You have to feel a certain sympathy for George Bernard Shaw’s flawed anti-hero John Tanner in Man & Superman.
He goes through life doing his utmost not to ensnared by a woman. Love, marriage and involvement is Tanner’s idea of hell, or purgatory at least.
Ralph Fiennes goes to hell and back as the vain, immoral, shameless misogynist, in Simon Godwin’s stupendous production which opened at the National Theatre this week.
Shaw’s bloated comedy wouldn’t be everyone’s idea of a fun night out. In its original form it runs to more than five hours but, thankfully, Godwin has cut it down to a more manageable three-and-half without sacrificing key scenes.
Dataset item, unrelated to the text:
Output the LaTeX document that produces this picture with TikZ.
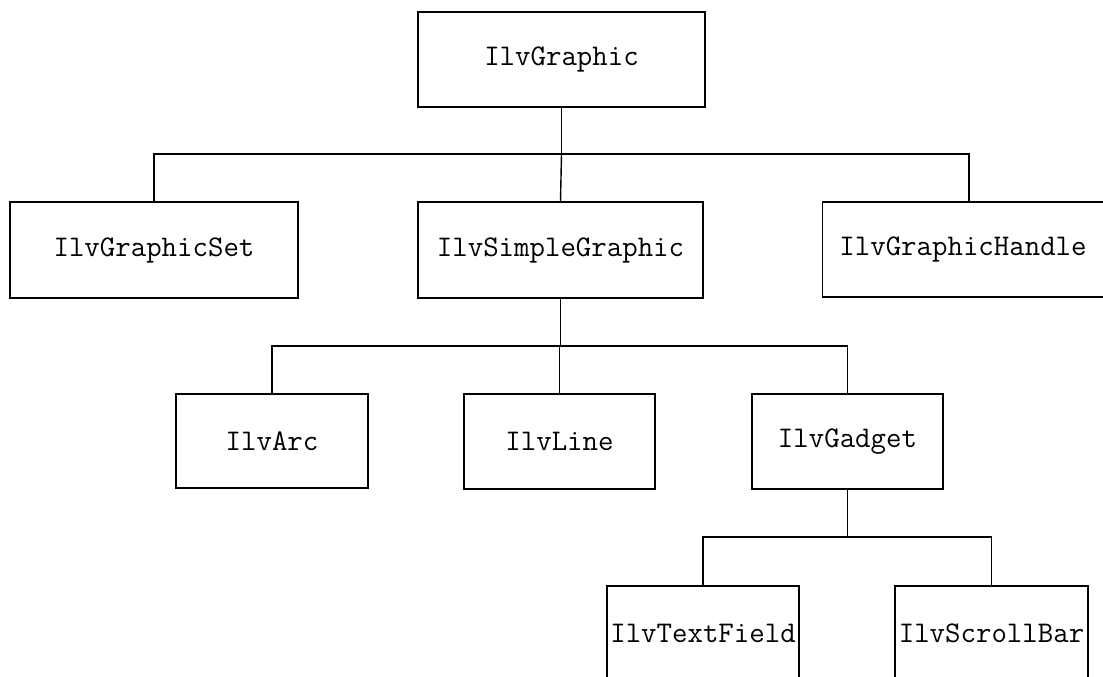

Fiennes gives the performance of his career though, it seems, that every role the 52-year-old actor takes endorses his versatility, range, and talent.
From the outset he’s a man doomed and it’s portrayed in every hunch of his back and hangdog expression. John Tanner is a man without hope.
It is easy to find yourself sitting drop-jawed as Tanner expostulates and philosophises on life and, more importantly, the dangers of allowing oneself to fall in love.
The sheer volume of words Fiennes has had to learn is staggering. Each sentence is an entire book, flawlessly rattled out at speed. I found myself wondering if he’d make it to the end of a speech without passing out through lack of breath.
And, if you can keep up, there are so many quotable lines. Shaw almost outdoes Oscar Wilde.
But there’s the rub. While I found myself hanging on every word there were some in the audience who found it too much to bear. A number of stalls’ seats fell empty after the interval following the desertion of less hardy patrons.
It’s very much a Marmite play. Some will be entranced by the verbal assault while others will find it full of wind, overlong, and tedious.
Halfway through his friend, Roebuck Ramsden (the splendid and ever reliable Nicholas Le Prevost who has cornered the market in spluttering old buffer types) declares: “Your flow of words is simply amazing. You are extremely fond of hearing yourself talk”. It brings the house down.
Tanner, the inveterate bachelor, and Ramsden, have been appointed joint guardians of the scheming, though seemingly innocent, Ann Whitefield in this modern interpretation of the story.
Neither man are excited by the idea, least of all Tanner who wants out of the arrangement.
He frequently describes men being ensnared by women, caught in their spiders’ webs, wrapping tentacles around a man and squeezing out their lifeblood. He has serious issues with the female sex.
And, in this, he’s right. Through devious means, he is hooked. Fiennes’ crushed expression, when he admits defeat, is a treat. The audience (well, more accurately, the women in the audience) were noisily sympathetic to his plight while the menfolk nodded with empathy (they’ve been there and got their own crosses to bear).
The action moves from an English opener to Europe where Tanner and his driver Henry (Elliot Barnes-Worrell) are captured by brigands led by a former Savoy Hotel waiter called Mendoza.
Mr Fiennes almost takes a back seat when Tim McMullan grandstands as the unlucky-in-love Mendoza and, later, as the greasy, medallion wearing Devil.
It turns out he had fled London and fell on hard times after a failed relationship with Henry’s sister (a dramatic coincidence of the colossal kind!).
Night-time brings another change of pace with an infamous dream sequence, frequently omitted from some productions, but imaginatively restored by Goodwin.
Luke Halls’ video projections bring atmosphere to the stark backcloth of the vast Lyttelton stage as Tanner, now playing his own nemesis and descendant, the great lover Don Juan, is stuck and bored out of his mind in Hell.
McMullan’s return as the louche, cocktail-drinking, Devil, his oiled hair slicked back and designer beard complementing a peacock’s wardrobe, is memorable.
And he leaves us in no doubt that it would be heaven to stay in Hell while Heaven is nothing short of purgatory – dull as dishwater and interminably tedious.
Back in reality the net closes on Tanner while Ann’s erstwhile young lover Octavius (Ferdinand Kingsley) is given short shrift.
Indira Varma gives a beautifully judged performance as Ann. You’d think butter wouldn’t melt in her mouth when she appears deferent to her elders, but she’s more than a simpering Edwardian-style filly. This is a single-minded and driven tarantula with her web cast from the outset for just one man.
Brilliantly engaging turns from the entire cast but, ultimately, the stage belongs to Superman Fiennes with McMullan giving a devil of a performance.
Man & Superman plays until May 17 but the entire run is sold out. It will be screened, as part of NT Live, into theatres and cinemas, on May 14.